Only one faith represented at the University is not the only case of an unspoken religious presumption at UCPH.

»The university was like the church in many ways. It had it’s own laws and even had a prison where the Rector could sentence anyone under the university law« Vinding explains. »Those times are over, but there is still an unspoken majority concept at UCPH. The Faculty of Theology, for example, maintains a Lutheran core curriculum«.

»Another example, which can also be found at other workplaces, is the parties that only serve alcohol for drinks and the canteens that do not have halal meat. This is something that excludes for instance Muslim employees and students« Vinding explains.

Equal proximity

With his research Vinding hopes to contribute to a better knowledge and understanding of religion in society. With it, according to him, will come a more open multicultural society and university.

»Currently most official institutions, such as courtrooms, are using the ‘equal distance’ principle to be objective, which means that they take equal distance from all religions and confessions. Of course this is good, but it leads to pushing religion away from public awareness. Instead, court rooms should use ‘equal proximity’ where they take equal consideration of religion in order to understand religion better and stay objective« Vinding says.

»And a better interpersonal and religious understanding in official institutions and society will also lead to more openness at the university«.

Being alike in being different

For Vinding, working on the RELIGARE project has meant meeting many international researchers that are participating in the project.

»Different universities have a different focus in their research with respect to the national considerations in their countries« Vinding elaborates.

»For example, in the UK the focus is to incorporate multi- and even hyper diversity.

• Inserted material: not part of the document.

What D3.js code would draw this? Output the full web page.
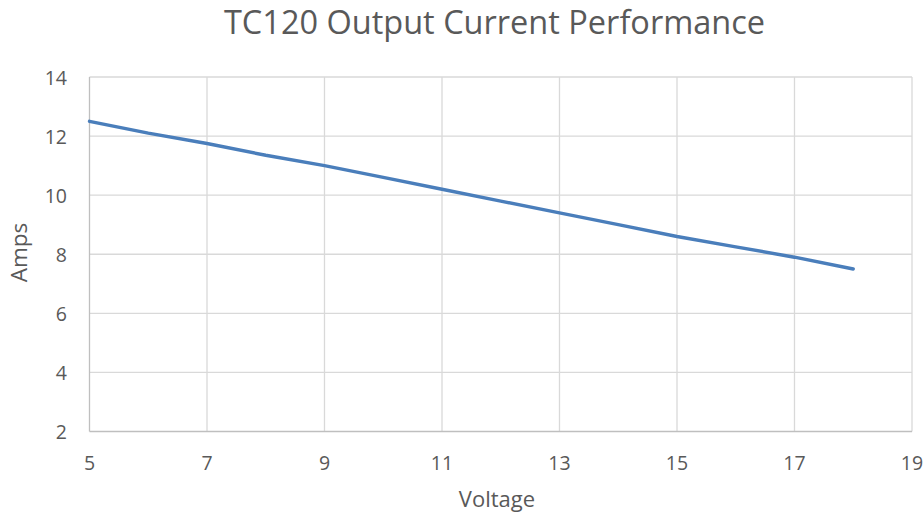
<!DOCTYPE html>
<html><head><meta charset="utf-8">
<script src="https://cdn.jsdelivr.net/npm/d3@7"></script>
<style>body{margin:0;background:#fff;overflow:hidden;} text{font-family:"Open Sans",sans-serif;fill:#595959;}</style>
</head><body><svg id="c" width="924" height="514"></svg>
<script>
const voltage = [5,6,7,8,9,10,11,12,13,14,15,16,17,18];
const amps = [12.5,12.1,11.75,11.35,11.0,10.6,10.2,9.8,9.4,9.0,8.6,8.25,7.9,7.5];
const xTicks = [5,7,9,11,13,15,17,19];
const yTicks = [2,4,6,8,10,12,14];
const title = "TC120 Output Current Performance";
const xLabel = "Voltage", yLabel = "Amps";

const svg = d3.select("#c");
const L=89.5, R=912, T=77, B=431.5;
const x = d3.scaleLinear().domain([5,19]).range([L,R]);
const y = d3.scaleLinear().domain([2,14]).range([B,T]);

const g = svg.append("g");
g.selectAll(".vg").data(xTicks.slice(1)).join("line")
  .attr("x1",d=>x(d)).attr("x2",d=>x(d)).attr("y1",T).attr("y2",B)
  .attr("stroke","#d9d9d9").attr("stroke-width",1.3);
g.selectAll(".hg").data(yTicks.slice(1)).join("line")
  .attr("x1",L).attr("x2",R).attr("y1",d=>y(d)).attr("y2",d=>y(d))
  .attr("stroke","#d9d9d9").attr("stroke-width",1.3);
g.append("line").attr("x1",L).attr("x2",R).attr("y1",B).attr("y2",B).attr("stroke","#bfbfbf").attr("stroke-width",1.3);
g.append("line").attr("x1",L).attr("x2",L).attr("y1",T).attr("y2",B).attr("stroke","#bfbfbf").attr("stroke-width",1.3);

g.selectAll(".xt").data(xTicks).join("text")
  .attr("x",d=>x(d)).attr("y",470).attr("text-anchor","middle")
  .attr("font-size",19.5).text(d=>d);
g.selectAll(".yt").data(yTicks).join("text")
  .attr("x",67).attr("y",d=>y(d)+7.5).attr("text-anchor","end")
  .attr("font-size",19.5).text(d=>d);

const line = d3.line().x((d,i)=>x(voltage[i])).y(d=>y(d));
g.append("path").datum(amps).attr("d",line).attr("fill","none")
  .attr("stroke","#4a7ebb").attr("stroke-width",3.4).attr("stroke-linecap","round");

svg.append("text").attr("x",494.5).attr("y",34).attr("text-anchor","middle")
  .attr("font-size",32.5).text(title);
svg.append("text").attr("x",497).attr("y",506.5).attr("text-anchor","middle")
  .attr("font-size",22).text(xLabel);
svg.append("text").attr("transform","translate(26.5,252.5) rotate(-90)").attr("text-anchor","middle")
  .attr("font-size",22.5).text(yLabel);
</script></body></html>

Their research investigates the possibility of being alike in being different«.

More inclusion in the future

In Denmark however, the future will mean an inclusive society built on better understanding and knowledge of religious life, according to Vinding.

»I think people have been becoming increasingly aware of religion for many years now. Perhaps since the Berlin wall fell in 1989, the terror attacks in the 1990’s and culminating with the 9-11 attack,« Vinding says. »However, religion is still something that is separated from everyday life because we tend to separate life into different realms. That time is about to pass. There is a rising need for deeper reflection and to understand other as well as our own religion better«.

»Currently some people are moving closer to religion, while others are moving away. However, there is also a third, large, middle category characterized by ‘pragmatic inclusion’. This doesn’t mean a polarization, but shows that people are taking a stand based on better knowledge«. Vinding continues: »In twenty years time I believe we will become wiser about ourselves and religion and will live in a place with more inclusion.«

»And as I am an optimist, I believe this is possible«.